WHAT TO WORK ON>
Exactly the lines from the one with "Recreate this image" through the one with "(sepL) -- (sepR);", inclusive, are to be repeated, and the pictures are not.

DATA RECORDS>
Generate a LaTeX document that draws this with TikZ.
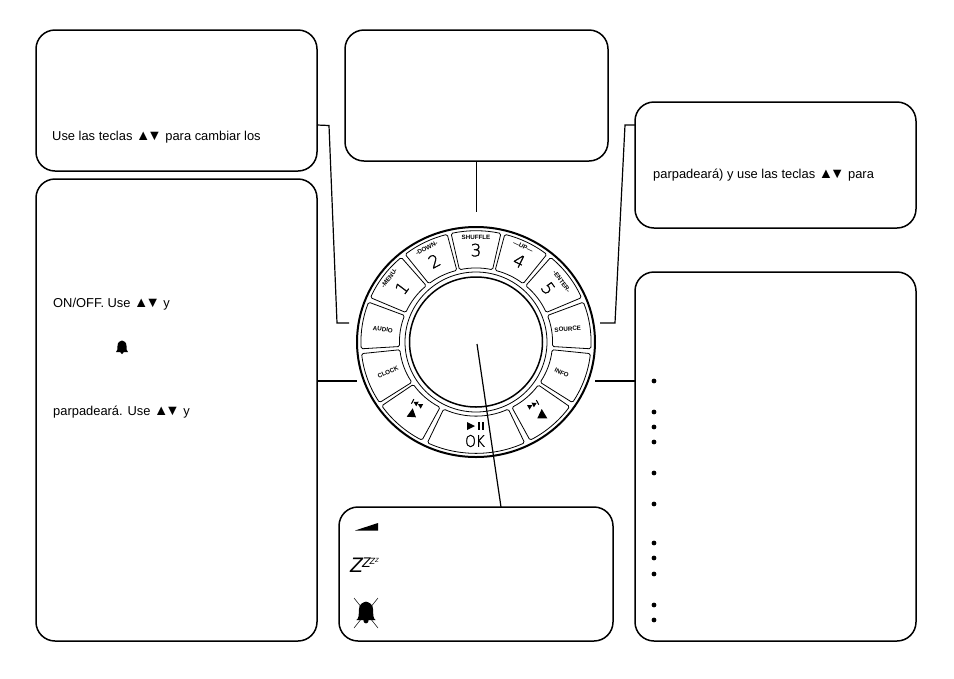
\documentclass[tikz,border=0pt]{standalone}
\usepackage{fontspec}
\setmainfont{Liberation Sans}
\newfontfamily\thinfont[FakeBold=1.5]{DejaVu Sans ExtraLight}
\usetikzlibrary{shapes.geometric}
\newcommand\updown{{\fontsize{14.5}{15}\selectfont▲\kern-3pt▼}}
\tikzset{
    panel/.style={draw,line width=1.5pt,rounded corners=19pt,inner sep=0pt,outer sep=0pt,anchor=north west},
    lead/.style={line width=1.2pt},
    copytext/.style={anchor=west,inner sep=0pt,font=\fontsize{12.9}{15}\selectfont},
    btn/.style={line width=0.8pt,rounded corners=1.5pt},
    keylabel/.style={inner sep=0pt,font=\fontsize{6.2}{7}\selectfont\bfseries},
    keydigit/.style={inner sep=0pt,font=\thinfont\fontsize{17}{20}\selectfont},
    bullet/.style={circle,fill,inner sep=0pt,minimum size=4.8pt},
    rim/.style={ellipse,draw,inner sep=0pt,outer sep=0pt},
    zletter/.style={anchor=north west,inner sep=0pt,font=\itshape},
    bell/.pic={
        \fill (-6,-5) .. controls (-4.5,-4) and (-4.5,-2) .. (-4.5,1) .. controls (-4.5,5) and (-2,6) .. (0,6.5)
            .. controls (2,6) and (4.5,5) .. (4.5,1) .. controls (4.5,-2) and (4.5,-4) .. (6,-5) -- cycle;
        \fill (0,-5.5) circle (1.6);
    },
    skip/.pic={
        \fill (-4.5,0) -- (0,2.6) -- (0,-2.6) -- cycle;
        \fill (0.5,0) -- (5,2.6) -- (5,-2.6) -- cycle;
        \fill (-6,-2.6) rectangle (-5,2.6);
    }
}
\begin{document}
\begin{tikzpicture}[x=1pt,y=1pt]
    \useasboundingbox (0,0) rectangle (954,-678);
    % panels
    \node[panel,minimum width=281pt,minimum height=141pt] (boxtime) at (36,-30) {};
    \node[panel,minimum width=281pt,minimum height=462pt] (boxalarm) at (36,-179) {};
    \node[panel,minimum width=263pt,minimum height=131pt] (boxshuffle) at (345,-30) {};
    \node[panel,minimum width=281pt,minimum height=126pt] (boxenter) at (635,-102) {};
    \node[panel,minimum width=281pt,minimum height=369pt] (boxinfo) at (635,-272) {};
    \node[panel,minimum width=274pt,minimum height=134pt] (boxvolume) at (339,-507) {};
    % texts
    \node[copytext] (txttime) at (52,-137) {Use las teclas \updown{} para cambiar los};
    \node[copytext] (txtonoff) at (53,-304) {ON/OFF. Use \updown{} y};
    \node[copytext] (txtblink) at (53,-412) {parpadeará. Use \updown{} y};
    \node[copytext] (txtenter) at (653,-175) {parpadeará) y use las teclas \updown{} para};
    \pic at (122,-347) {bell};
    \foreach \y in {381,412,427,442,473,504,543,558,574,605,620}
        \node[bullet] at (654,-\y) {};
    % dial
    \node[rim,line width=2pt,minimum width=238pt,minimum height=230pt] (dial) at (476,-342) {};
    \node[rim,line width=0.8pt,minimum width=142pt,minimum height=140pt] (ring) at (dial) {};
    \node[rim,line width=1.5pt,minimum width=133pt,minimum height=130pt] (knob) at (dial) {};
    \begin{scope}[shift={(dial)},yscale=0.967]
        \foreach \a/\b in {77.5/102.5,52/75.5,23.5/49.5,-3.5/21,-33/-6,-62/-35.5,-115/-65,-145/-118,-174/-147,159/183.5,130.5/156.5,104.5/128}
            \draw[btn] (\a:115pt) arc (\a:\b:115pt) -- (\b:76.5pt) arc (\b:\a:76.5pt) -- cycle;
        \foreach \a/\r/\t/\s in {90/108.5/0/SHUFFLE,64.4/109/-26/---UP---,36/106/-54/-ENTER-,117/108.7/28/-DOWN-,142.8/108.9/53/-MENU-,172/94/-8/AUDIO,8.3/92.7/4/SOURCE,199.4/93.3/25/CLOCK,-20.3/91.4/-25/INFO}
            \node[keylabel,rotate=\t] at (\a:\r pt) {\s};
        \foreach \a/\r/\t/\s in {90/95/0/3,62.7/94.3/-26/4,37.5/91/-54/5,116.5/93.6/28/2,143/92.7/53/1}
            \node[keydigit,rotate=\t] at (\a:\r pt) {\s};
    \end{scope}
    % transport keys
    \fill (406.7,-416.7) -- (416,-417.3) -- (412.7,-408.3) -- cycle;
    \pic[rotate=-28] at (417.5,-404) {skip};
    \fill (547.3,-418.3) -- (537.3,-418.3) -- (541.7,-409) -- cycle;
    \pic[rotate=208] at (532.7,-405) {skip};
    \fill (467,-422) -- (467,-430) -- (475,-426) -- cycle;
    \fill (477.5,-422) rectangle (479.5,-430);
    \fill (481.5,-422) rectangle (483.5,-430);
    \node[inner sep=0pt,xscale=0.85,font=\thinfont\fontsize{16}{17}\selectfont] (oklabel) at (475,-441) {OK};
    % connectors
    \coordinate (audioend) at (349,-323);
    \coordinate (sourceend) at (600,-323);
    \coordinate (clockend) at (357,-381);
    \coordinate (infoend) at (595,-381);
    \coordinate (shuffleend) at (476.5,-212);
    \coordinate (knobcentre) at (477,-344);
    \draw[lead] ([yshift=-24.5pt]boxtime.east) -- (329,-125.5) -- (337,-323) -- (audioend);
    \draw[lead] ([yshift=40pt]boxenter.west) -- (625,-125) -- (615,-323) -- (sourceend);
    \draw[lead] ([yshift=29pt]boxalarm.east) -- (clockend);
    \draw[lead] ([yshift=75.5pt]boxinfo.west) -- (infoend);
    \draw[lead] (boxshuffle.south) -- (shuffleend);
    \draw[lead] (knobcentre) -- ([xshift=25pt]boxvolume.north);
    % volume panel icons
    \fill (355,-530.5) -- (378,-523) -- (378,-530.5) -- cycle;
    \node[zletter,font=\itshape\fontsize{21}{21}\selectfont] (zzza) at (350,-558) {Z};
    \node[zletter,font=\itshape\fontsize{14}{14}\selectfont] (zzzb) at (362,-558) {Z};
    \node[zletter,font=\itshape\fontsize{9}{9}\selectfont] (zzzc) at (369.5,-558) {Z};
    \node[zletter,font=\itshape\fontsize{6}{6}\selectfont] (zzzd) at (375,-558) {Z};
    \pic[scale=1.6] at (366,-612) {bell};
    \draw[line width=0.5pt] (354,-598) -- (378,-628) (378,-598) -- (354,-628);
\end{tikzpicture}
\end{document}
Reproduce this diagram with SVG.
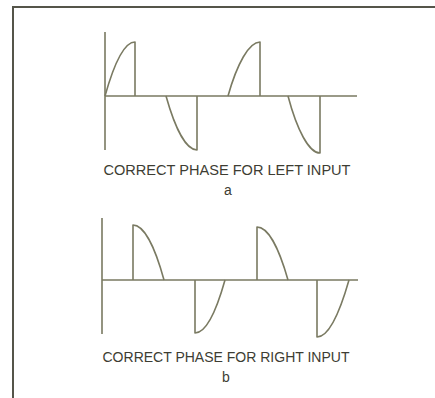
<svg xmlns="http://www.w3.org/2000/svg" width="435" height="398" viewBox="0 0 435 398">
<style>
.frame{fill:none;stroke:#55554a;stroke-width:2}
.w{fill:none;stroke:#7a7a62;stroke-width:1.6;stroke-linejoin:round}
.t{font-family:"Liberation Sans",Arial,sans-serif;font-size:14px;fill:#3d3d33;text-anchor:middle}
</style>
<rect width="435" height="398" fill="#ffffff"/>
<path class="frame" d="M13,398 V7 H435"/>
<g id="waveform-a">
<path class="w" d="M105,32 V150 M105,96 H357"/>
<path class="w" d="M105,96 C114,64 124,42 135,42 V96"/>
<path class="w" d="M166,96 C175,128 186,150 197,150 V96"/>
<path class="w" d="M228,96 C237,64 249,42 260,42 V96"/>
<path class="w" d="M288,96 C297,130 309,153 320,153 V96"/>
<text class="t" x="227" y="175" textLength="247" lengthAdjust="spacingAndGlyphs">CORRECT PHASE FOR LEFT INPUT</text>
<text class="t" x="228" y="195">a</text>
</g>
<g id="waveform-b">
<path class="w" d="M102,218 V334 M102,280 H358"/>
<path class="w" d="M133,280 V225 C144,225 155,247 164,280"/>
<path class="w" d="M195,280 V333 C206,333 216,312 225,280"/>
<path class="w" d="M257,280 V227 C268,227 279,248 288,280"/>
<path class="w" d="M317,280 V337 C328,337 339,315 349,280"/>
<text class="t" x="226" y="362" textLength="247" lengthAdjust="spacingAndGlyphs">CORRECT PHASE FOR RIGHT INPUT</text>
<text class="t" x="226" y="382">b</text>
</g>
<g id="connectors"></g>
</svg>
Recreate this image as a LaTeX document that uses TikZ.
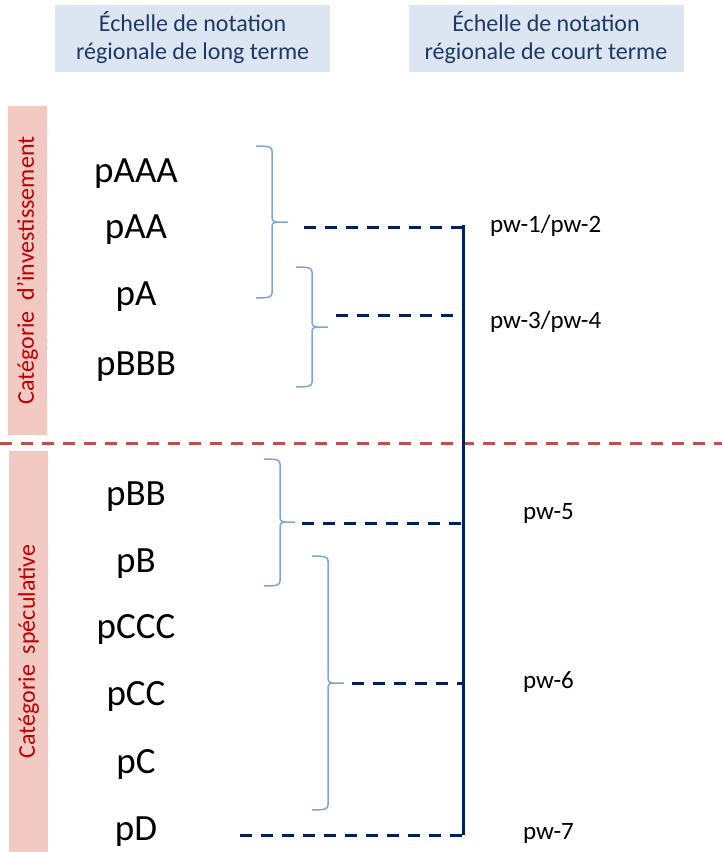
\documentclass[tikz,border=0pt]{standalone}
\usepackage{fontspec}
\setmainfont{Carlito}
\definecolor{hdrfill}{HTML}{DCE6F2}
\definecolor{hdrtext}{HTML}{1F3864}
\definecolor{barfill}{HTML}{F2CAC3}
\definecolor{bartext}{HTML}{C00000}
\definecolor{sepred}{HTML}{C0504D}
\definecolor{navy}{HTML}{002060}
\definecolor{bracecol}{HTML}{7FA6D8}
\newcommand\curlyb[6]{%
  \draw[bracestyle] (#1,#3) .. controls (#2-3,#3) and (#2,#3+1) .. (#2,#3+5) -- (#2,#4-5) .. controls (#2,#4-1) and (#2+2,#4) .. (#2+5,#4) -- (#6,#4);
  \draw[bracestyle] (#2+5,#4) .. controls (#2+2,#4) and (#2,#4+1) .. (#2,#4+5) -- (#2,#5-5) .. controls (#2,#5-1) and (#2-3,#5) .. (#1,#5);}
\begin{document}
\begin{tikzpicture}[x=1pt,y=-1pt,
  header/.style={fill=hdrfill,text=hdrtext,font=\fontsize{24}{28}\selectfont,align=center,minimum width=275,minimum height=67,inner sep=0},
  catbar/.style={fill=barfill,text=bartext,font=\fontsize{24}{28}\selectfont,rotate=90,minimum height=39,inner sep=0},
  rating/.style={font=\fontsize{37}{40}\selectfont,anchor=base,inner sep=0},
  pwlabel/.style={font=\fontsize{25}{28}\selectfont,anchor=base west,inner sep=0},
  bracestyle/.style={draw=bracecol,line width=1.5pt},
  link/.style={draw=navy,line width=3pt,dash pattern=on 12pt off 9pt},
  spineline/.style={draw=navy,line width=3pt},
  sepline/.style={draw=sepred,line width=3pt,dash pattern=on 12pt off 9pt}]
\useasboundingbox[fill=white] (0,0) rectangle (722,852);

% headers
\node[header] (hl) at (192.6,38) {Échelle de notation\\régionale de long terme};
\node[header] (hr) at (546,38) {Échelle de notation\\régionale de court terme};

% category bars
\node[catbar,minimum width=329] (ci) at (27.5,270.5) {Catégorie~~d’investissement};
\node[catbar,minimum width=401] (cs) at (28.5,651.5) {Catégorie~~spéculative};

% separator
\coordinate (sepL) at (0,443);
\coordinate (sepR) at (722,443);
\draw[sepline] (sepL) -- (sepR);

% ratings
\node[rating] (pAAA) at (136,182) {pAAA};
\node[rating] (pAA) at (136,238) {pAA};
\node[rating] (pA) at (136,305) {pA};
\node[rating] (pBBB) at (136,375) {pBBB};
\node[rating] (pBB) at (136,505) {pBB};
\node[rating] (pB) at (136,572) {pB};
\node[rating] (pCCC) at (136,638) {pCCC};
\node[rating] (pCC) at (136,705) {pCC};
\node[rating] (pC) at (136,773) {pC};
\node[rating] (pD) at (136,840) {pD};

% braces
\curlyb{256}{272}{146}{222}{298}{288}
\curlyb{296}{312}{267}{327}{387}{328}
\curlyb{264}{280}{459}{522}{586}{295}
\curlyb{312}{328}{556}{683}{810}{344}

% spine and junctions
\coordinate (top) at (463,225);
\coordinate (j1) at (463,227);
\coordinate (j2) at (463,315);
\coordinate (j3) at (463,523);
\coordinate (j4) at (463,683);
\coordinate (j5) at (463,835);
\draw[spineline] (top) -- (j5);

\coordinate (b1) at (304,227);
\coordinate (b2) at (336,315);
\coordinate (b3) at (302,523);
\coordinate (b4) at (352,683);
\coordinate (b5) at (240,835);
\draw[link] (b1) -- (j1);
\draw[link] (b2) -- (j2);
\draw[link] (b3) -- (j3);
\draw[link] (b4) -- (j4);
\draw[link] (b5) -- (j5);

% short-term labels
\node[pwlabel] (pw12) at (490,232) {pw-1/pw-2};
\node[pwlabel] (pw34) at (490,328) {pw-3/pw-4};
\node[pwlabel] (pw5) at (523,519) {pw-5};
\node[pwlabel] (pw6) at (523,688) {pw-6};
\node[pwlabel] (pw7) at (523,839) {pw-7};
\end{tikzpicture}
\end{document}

RESPONSE>
Recreate this image as a LaTeX document that uses TikZ.
\documentclass[tikz,border=0pt]{standalone}
\usepackage{fontspec}
\setmainfont{Carlito}
\definecolor{hdrfill}{HTML}{DCE6F2}
\definecolor{hdrtext}{HTML}{1F3864}
\definecolor{barfill}{HTML}{F2CAC3}
\definecolor{bartext}{HTML}{C00000}
\definecolor{sepred}{HTML}{C0504D}
\definecolor{navy}{HTML}{002060}
\definecolor{bracecol}{HTML}{7FA6D8}
\newcommand\curlyb[6]{%
  \draw[bracestyle] (#1,#3) .. controls (#2-3,#3) and (#2,#3+1) .. (#2,#3+5) -- (#2,#4-5) .. controls (#2,#4-1) and (#2+2,#4) .. (#2+5,#4) -- (#6,#4);
  \draw[bracestyle] (#2+5,#4) .. controls (#2+2,#4) and (#2,#4+1) .. (#2,#4+5) -- (#2,#5-5) .. controls (#2,#5-1) and (#2-3,#5) .. (#1,#5);}
\begin{document}
\begin{tikzpicture}[x=1pt,y=-1pt,
  header/.style={fill=hdrfill,text=hdrtext,font=\fontsize{24}{28}\selectfont,align=center,minimum width=275,minimum height=67,inner sep=0},
  catbar/.style={fill=barfill,text=bartext,font=\fontsize{24}{28}\selectfont,rotate=90,minimum height=39,inner sep=0},
  rating/.style={font=\fontsize{37}{40}\selectfont,anchor=base,inner sep=0},
  pwlabel/.style={font=\fontsize{25}{28}\selectfont,anchor=base west,inner sep=0},
  bracestyle/.style={draw=bracecol,line width=1.5pt},
  link/.style={draw=navy,line width=3pt,dash pattern=on 12pt off 9pt},
  spineline/.style={draw=navy,line width=3pt},
  sepline/.style={draw=sepred,line width=3pt,dash pattern=on 12pt off 9pt}]
\useasboundingbox[fill=white] (0,0) rectangle (722,852);

% headers
\node[header] (hl) at (192.6,38) {Échelle de notation\\régionale de long terme};
\node[header] (hr) at (546,38) {Échelle de notation\\régionale de court terme};

% category bars
\node[catbar,minimum width=329] (ci) at (27.5,270.5) {Catégorie~~d’investissement};
\node[catbar,minimum width=401] (cs) at (28.5,651.5) {Catégorie~~spéculative};

% separator
\coordinate (sepL) at (0,443);
\coordinate (sepR) at (722,443);
\draw[sepline] (sepL) -- (sepR);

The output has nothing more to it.